_DO THIS:_ Return all of the data exactly as written, without the pictures.

_DATASET EXCERPT:_
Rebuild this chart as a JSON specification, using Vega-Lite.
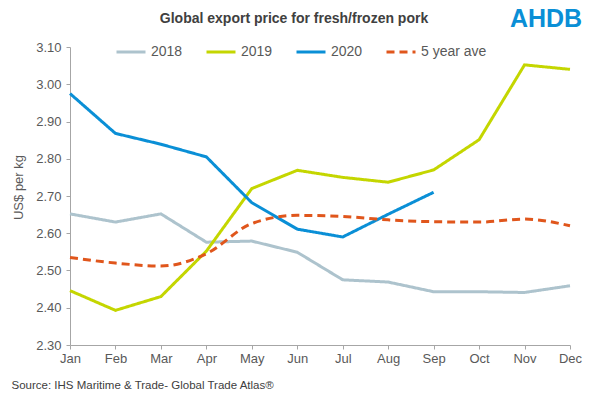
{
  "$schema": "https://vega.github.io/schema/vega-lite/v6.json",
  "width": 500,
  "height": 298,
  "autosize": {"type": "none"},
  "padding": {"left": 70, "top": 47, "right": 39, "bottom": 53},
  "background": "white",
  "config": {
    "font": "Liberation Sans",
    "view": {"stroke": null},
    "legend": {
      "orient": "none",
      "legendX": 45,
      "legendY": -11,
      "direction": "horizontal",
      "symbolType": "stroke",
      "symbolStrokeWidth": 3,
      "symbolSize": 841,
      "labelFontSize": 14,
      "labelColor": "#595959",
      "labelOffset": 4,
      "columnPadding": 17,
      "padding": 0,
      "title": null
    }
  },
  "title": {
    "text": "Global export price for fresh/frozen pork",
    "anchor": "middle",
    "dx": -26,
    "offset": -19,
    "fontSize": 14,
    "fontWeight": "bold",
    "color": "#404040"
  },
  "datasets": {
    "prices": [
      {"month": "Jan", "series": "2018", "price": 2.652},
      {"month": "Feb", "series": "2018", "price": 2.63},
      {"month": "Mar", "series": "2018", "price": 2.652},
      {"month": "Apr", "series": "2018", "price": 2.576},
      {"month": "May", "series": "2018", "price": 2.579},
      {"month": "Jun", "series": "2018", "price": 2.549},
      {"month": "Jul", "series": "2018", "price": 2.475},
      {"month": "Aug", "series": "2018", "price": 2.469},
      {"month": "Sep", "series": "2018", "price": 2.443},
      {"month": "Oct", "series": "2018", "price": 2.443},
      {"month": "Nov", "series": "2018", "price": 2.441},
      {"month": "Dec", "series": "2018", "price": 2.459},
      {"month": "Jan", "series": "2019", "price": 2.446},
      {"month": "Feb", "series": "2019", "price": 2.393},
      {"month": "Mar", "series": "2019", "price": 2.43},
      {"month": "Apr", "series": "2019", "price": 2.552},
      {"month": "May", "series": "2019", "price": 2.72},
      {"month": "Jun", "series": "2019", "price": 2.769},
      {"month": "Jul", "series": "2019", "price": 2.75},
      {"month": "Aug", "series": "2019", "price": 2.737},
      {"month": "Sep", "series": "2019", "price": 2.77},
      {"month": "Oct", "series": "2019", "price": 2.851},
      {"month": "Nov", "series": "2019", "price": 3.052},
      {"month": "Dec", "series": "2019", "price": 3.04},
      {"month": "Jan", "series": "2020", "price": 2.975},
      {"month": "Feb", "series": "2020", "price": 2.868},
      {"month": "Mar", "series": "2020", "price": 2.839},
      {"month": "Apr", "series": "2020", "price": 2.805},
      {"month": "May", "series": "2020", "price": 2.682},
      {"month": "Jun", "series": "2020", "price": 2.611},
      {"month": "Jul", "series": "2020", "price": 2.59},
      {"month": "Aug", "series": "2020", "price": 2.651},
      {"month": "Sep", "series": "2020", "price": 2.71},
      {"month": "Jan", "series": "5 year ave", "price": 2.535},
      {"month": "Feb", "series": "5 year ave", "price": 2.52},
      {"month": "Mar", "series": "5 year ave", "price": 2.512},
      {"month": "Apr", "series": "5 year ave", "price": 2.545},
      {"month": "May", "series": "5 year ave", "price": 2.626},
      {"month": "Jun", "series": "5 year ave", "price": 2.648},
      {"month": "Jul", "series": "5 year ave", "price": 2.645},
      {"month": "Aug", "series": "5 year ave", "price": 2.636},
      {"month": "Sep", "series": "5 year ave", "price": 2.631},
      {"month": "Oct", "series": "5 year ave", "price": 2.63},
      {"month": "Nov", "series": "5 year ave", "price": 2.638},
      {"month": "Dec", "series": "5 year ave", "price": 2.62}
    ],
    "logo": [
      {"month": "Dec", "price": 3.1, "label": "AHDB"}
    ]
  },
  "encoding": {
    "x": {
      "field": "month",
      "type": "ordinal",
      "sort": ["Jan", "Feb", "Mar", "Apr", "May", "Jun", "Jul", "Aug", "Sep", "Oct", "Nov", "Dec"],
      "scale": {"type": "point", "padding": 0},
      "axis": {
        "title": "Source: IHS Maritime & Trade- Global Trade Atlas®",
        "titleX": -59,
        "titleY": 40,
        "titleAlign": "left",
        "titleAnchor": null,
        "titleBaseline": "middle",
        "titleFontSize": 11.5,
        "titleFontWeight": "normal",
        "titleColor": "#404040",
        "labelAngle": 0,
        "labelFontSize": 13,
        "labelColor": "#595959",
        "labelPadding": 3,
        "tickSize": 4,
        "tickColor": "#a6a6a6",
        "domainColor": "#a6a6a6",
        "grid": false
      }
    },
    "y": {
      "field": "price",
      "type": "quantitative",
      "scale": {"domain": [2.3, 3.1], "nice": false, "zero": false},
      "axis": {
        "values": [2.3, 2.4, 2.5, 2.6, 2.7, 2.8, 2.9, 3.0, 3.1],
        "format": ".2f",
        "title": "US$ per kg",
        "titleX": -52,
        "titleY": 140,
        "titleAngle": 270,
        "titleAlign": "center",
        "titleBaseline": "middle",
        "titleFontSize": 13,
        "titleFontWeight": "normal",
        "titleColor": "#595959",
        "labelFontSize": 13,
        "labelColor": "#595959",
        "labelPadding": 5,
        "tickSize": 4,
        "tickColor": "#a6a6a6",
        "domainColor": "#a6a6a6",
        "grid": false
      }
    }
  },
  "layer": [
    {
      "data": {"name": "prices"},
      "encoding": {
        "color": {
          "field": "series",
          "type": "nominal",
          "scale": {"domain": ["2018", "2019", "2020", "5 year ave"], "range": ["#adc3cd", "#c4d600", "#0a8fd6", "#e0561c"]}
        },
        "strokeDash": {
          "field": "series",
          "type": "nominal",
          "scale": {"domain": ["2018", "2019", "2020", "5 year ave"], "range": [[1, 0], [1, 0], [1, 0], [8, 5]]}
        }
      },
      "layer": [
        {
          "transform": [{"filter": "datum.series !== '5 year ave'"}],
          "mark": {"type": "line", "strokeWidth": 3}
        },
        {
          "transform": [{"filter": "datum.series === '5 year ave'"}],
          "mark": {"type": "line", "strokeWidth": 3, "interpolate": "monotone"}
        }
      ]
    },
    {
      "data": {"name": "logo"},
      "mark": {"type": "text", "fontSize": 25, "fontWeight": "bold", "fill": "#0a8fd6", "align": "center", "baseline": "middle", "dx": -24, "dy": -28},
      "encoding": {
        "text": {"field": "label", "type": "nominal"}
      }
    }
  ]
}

_ANSWER TO THIS TASK:_
Rebuild this chart as a JSON specification, using Vega-Lite.
{
  "$schema": "https://vega.github.io/schema/vega-lite/v6.json",
  "width": 500,
  "height": 298,
  "autosize": {"type": "none"},
  "padding": {"left": 70, "top": 47, "right": 39, "bottom": 53},
  "background": "white",
  "config": {
    "font": "Liberation Sans",
    "view": {"stroke": null},
    "legend": {
      "orient": "none",
      "legendX": 45,
      "legendY": -11,
      "direction": "horizontal",
      "symbolType": "stroke",
      "symbolStrokeWidth": 3,
      "symbolSize": 841,
      "labelFontSize": 14,
      "labelColor": "#595959",
      "labelOffset": 4,
      "columnPadding": 17,
      "padding": 0,
      "title": null
    }
  },
  "title": {
    "text": "Global export price for fresh/frozen pork",
    "anchor": "middle",
    "dx": -26,
    "offset": -19,
    "fontSize": 14,
    "fontWeight": "bold",
    "color": "#404040"
  },
  "datasets": {
    "prices": [
      {"month": "Jan", "series": "2018", "price": 2.652},
      {"month": "Feb", "series": "2018", "price": 2.63},
      {"month": "Mar", "series": "2018", "price": 2.652},
      {"month": "Apr", "series": "2018", "price": 2.576},
      {"month": "May", "series": "2018", "price": 2.579},
      {"month": "Jun", "series": "2018", "price": 2.549},
      {"month": "Jul", "series": "2018", "price": 2.475},
      {"month": "Aug", "series": "2018", "price": 2.469},
      {"month": "Sep", "series": "2018", "price": 2.443},
      {"month": "Oct", "series": "2018", "price": 2.443},
      {"month": "Nov", "series": "2018", "price": 2.441},
      {"month": "Dec", "series": "2018", "price": 2.459},
      {"month": "Jan", "series": "2019", "price": 2.446},
      {"month": "Feb", "series": "2019", "price": 2.393},
      {"month": "Mar", "series": "2019", "price": 2.43},
      {"month": "Apr", "series": "2019", "price": 2.552},
      {"month": "May", "series": "2019", "price": 2.72},
      {"month": "Jun", "series": "2019", "price": 2.769},
      {"month": "Jul", "series": "2019", "price": 2.75},
      {"month": "Aug", "series": "2019", "price": 2.737},
      {"month": "Sep", "series": "2019", "price": 2.77},
      {"month": "Oct", "series": "2019", "price": 2.851},
      {"month": "Nov", "series": "2019", "price": 3.052},
      {"month": "Dec", "series": "2019", "price": 3.04},
      {"month": "Jan", "series": "2020", "price": 2.975},
      {"month": "Feb", "series": "2020", "price": 2.868},
      {"month": "Mar", "series": "2020", "price": 2.839},
      {"month": "Apr", "series": "2020", "price": 2.805},
      {"month": "May", "series": "2020", "price": 2.682},
      {"month": "Jun", "series": "2020", "price": 2.611},
      {"month": "Jul", "series": "2020", "price": 2.59},
      {"month": "Aug", "series": "2020", "price": 2.651},
      {"month": "Sep", "series": "2020", "price": 2.71},
      {"month": "Jan", "series": "5 year ave", "price": 2.535},
      {"month": "Feb", "series": "5 year ave", "price": 2.52},
      {"month": "Mar", "series": "5 year ave", "price": 2.512},
      {"month": "Apr", "series": "5 year ave", "price": 2.545},
      {"month": "May", "series": "5 year ave", "price": 2.626},
      {"month": "Jun", "series": "5 year ave", "price": 2.648},
      {"month": "Jul", "series": "5 year ave", "price": 2.645},
      {"month": "Aug", "series": "5 year ave", "price": 2.636},
      {"month": "Sep", "series": "5 year ave", "price": 2.631},
      {"month": "Oct", "series": "5 year ave", "price": 2.63},
      {"month": "Nov", "series": "5 year ave", "price": 2.638},
      {"month": "Dec", "series": "5 year ave", "price": 2.62}
    ],
    "logo": [
      {"month": "Dec", "price": 3.1, "label": "AHDB"}
    ]
  },
  "encoding": {
    "x": {
      "field": "month",
      "type": "ordinal",
      "sort": ["Jan", "Feb", "Mar", "Apr", "May", "Jun", "Jul", "Aug", "Sep", "Oct", "Nov", "Dec"],
      "scale": {"type": "point", "padding": 0},
      "axis": {
        "title": "Source: IHS Maritime & Trade- Global Trade Atlas®",
        "titleX": -59,
        "titleY": 40,
        "titleAlign": "left",
        "titleAnchor": null,
        "titleBaseline": "middle",
        "titleFontSize": 11.5,
        "titleFontWeight": "normal",
        "titleColor": "#404040",
        "labelAngle": 0,
        "labelFontSize": 13,
        "labelColor": "#595959",
        "labelPadding": 3,
        "tickSize": 4,
        "tickColor": "#a6a6a6",
        "domainColor": "#a6a6a6",
        "grid": false
      }
    },
    "y": {
      "field": "price",
      "type": "quantitative",
      "scale": {"domain": [2.3, 3.1], "nice": false, "zero": false},
      "axis": {
        "values": [2.3, 2.4, 2.5, 2.6, 2.7, 2.8, 2.9, 3.0, 3.1],
        "format": ".2f",
        "title": "US$ per kg",
        "titleX": -52,
        "titleY": 140,
        "titleAngle": 270,
        "titleAlign": "center",
        "titleBaseline": "middle",
        "titleFontSize": 13,
        "titleFontWeight": "normal",
        "titleColor": "#595959",
        "labelFontSize": 13,
        "labelColor": "#595959",
        "labelPadding": 5,
        "tickSize": 4,
        "tickColor": "#a6a6a6",
        "domainColor": "#a6a6a6",
        "grid": false
      }
    }
  },
  "layer": [
    {
      "data": {"name": "prices"},
      "encoding": {
        "color": {
          "field": "series",
          "type": "nominal",
          "scale": {"domain": ["2018", "2019", "2020", "5 year ave"], "range": ["#adc3cd", "#c4d600", "#0a8fd6", "#e0561c"]}
        },
        "strokeDash": {
          "field": "series",
          "type": "nominal",
          "scale": {"domain": ["2018", "2019", "2020", "5 year ave"], "range": [[1, 0], [1, 0], [1, 0], [8, 5]]}
        }
      },
      "layer": [
        {
          "transform": [{"filter": "datum.series !== '5 year ave'"}],
          "mark": {"type": "line", "strokeWidth": 3}
        },
        {
          "transform": [{"filter": "datum.series === '5 year ave'"}],
          "mark": {"type": "line", "strokeWidth": 3, "interpolate": "monotone"}
        }
      ]
    },
    {
      "data": {"name": "logo"},
      "mark": {"type": "text", "fontSize": 25, "fontWeight": "bold", "fill": "#0a8fd6", "align": "center", "baseline": "middle", "dx": -24, "dy": -28},
      "encoding": {
        "text": {"field": "label", "type": "nominal"}
      }
    }
  ]
}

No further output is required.